You call that a flippant joke? What's your favourite comedy? Goodfellas?

Dave H said...

You obviously don't know Barry

Anonymous said...

Anyone not read the story its here, i agree with you Dave, its just Barry having a joke...


Anonymous said...


I haven't read anywhere about Hearn's comments being a 'flippant joke'. Can you point us to an article for a different take on what he said. Everywhere I look there is no mention of his comments being in jest.

From the BBC:


"Earlier this week O'Sullivan was labelled "miserable" at the table by new World Snooker chairman Barry Hearn, but he revealed his demeanour was down to a lack of confidence."

Dave H said...

You have to understand what sort of character Hearn is: brash, charismatic but also absolutely direct - a bit like O'Sullivan himself.

This is what he said yesterday: “For a young bloke with everything, he’s a miserable bastard.

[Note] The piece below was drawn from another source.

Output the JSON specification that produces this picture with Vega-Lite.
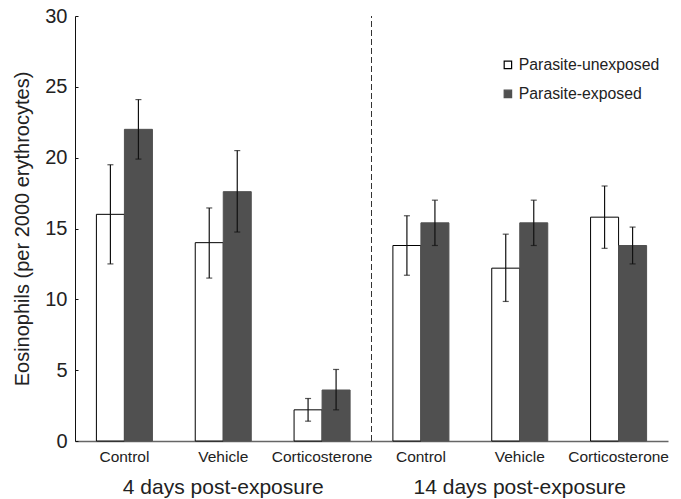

When you win a match, look happy. I’ve watched him and, like everyone else, I think he’s played tremendously. I’ll be talking to him about it.

“Ronnie is hugely important to snooker and a good lad. He gives the press more to write about than anyone and I need him to be my flag-bearer.”

He said it knowing it would make the papers and create a bit of a fuss.

Job done.

Anonymous said...


these blogs are posted on the Ronnie website.

Its no wonder his fans are here defending him against Hearns comments that any normal person would understand werent bad.

Demon Potter said...

It was quite obviously a tongue-in-cheek comment from Hearn, so why are people getting in such a lather about it? Barry knows what he is doing and he's hardly likely going to pick a fight with the game's most popular after five minutes in the chair.

I thought Ronnie supporters would be more interested in why their hero hardly ever acknowledges his fans after he's won (or lost) a match. Like against Williams, he walked off deep in conversation with the Welshman and never gave the crowd a second look despite the fact they packed the place out to see him. Totally arrogant attitude if you asked me. Look at Selby, he saluted the crowd and signed autographs afterwards – that's more like it.

Anonymous said...

I know what you're saying Dave, it wasn't meant to be offensive and was quite flippant, but bearing in mind Ronnie suffers from depression don't you think it was maybe a bit of a silly / insensitive thing to say?

Anonymous said...

i thought he was too sensitive, certainly not insensitive.

when you consider what Ronnie said to someones daughter at a press conference you have to stop and think why would anyone defend him against someone making a light hearted comment and accusing them of being insensitive. unreal

jamie brannon said...

I know Barry Hearn was not being malicious, but considering depression is an illness perhaps he could have thought more wisely. Also I like Ronnie as he is I don't see why he wants everyone to be smiling all the time. I find Selby's antics cringeworthy, his comedy is My Family standard! Where as Ronnie's interview on tuesday was as funny as an episode of The Office.